D’un tempérament aventurier, je saurai affronter les défis que représente la relance du nucléaire, et saurai répondre à l’accélération des cadences dues à la mise en concurrence des entreprises sous-traitantes dans le secteur. Dans ces conditions, je tenterai tant bien que mal d’effectuer correctement l’ensemble des gestes nécessaires pour garantir la sûreté des installations. Pour y parvenir, la fusion en cours entre l’ASN et l’IRSN saura jeter un voile obscur sur ces conditions de travail dégradantes, ainsi que sur les risques d’accident nucléaire pesant, en conséquence, sur l’ensemble de la population. Au cas où, j’ai bien des capsules d’iode dans ma boîte à pharmacie !

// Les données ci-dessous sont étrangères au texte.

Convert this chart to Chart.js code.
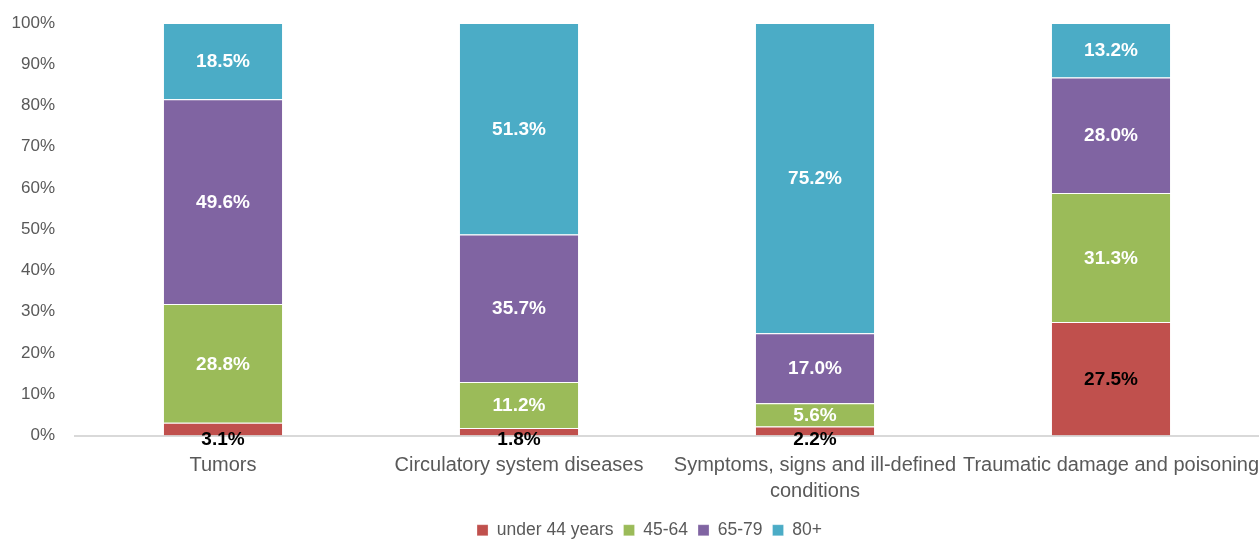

Enfin, pour garantir une meilleure cohésion d’équipe au sein de l’entreprise, il va de soi que je saurai me taire et rester docile, et que je ne dénoncerai pas les conditions de mon travail, au risque d’une répression syndicale, comme ça a été le cas dernièrement pour Gilles Renault, accusé d’avoir trop parlé et mis à pied par sa hiérarchie [6] (filiale d’Orano, Tricastin, 2020), Laurent, dont la carrière a été stoppée pour discrimination syndicale [7] (Sud Energie à EDF, Belleville-sur-Loire), ou encore les travailleurs de RTE mis en garde à vue à la DGSI en 2022 [8]. Bref, j’aimerais vous rejoindre avec grand plaisir, Fives Nordon !
Il n’est pas nécessaire de me recontacter, vos adresses et votre agenda sont bien connues. Qu’il s’agisse de votre entreprise, d’une école de formation dans le nucléaire, ou de tout autre acteur de l’industrie du désastre, nous saurons vous recontacter par quelque moyen que ce soit.
À bientôt, Fives Nordon.
PS : en copie, l’UIMM de Maxéville, ainsi qu’Eric Molodtzoff de France 3, Guillaume Decourt et Pascal Salciarini de l’Est Républicain, Mickaël Demeaux du Républicain Lorrain, et ici-c-nancy, à l’origine d’articles élogieux et publicitaires vis-à-vis de Fives Nordon et de l’industrie nucléaire. Et en bonus également, quelques courriers ont été envoyés aux boîtes d’interim, formations et centrales nucléaires de la région.